Long before the phrase even existed, this brand of "out of the box thinking" captivated my imagination.
And maybe it was the assumption of accepted practice in teaching literary analysis, like frog dissection, was the obvious way to get kids to appreciate poetry rather than one very effective way to take the inherent wonderfulness out of poetry and kill it as dead as that frog we were dissecting in biology class.
But, as I look back on my own oscillating interest in poetry, there are recollections (some perhaps embarrassing others not) of key experiences that brought me out of the fog where instant rejection reigned supreme. And, the list made it very clear to me that everyone's journey to literary appreciation varies. What "did it" for me was a unique experience. The specific literary pieces that worked for me worked because of a complex interaction between the works themselves, the readiness I had for being receptive, the influences of my own personal experiences' and perceptions of those experiences on my zone of proximal development and the artistry of those educators, friends, and real or imagined girl friends.
For what it's worth... among the most paradigm-altering experiences with poetry in my own journey were the following:
The Beatles' Eleanor Rigby
Joe Cocker's You are so Beautiful
"Stories and Prose Poems" by Aleksandr Solzhenitsyn
Langston Hughes' "Harlem" (A Dream Deferred)
LeRoi Jones (I don't even remember the specific poem, but I do remember that it slammed up against the wall and made me think about things)
Robert Frost's "The Road Not Taken
and even Rod McKuen
And, now, curiously, I find myself remembering more and more as I look for a spot to stop adding to the list. But, you can probably see what I'm seeing.
It was the 60's And, I'm convinced that it was because the bridge between where I was and the poetry I"m remembering was a short bridge. I found that bridge "crossable." And, I found that in crossing that bridge, that nearby slightly longer bridges were more interesting than I'd previously thought they might be.
e.e. cummings, Shel Silverstein, Dr. Seuss, limericks, and that Pelican poem my dad used to ask me if I'd ever heard every time we saw a pelican and I asked my own children every time we saw a pelican.all intrigued me in their "at the edge" of word play and out of the box thinking.
Bob Dylan and Arlo Guthrie led me to Woody Guthrie, Alan Lomax, and T.S.Eliot. Mark Twain's War Prayer.
But, the question is, "Is my particular journey from poetry-resistant to poetry-interest a prescription as in here-are-the-poems-that-got-me-so-they're-the-poems-I-should-teach?"
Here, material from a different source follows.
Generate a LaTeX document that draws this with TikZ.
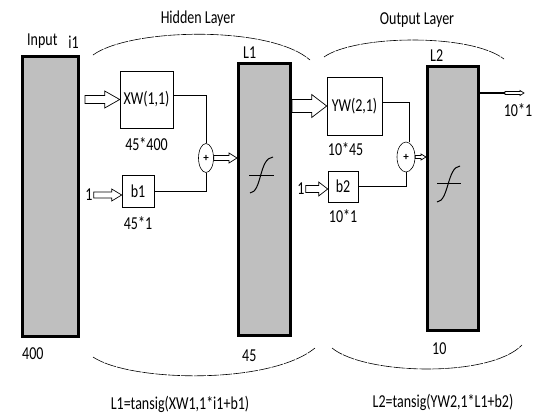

Of course not. But, they do suggest that for many, the journey to appreciation for the unappreciative might have some remarkable similarities to my journey if we find a way to begin with lyrics, and poetry, and word play, and childhood memories and experiences to which they already have a welcoming receptiveness.
And, what I can say is that although I am not a believer in the infallibility of data-driven decision making, I can't help but suggest that IF POETRY is worth teaching, then the data seems to be indicating that we are having a disturbingly low success rate for our efforts in promoting poetry as a welcome addition to our students' life-long reading practice.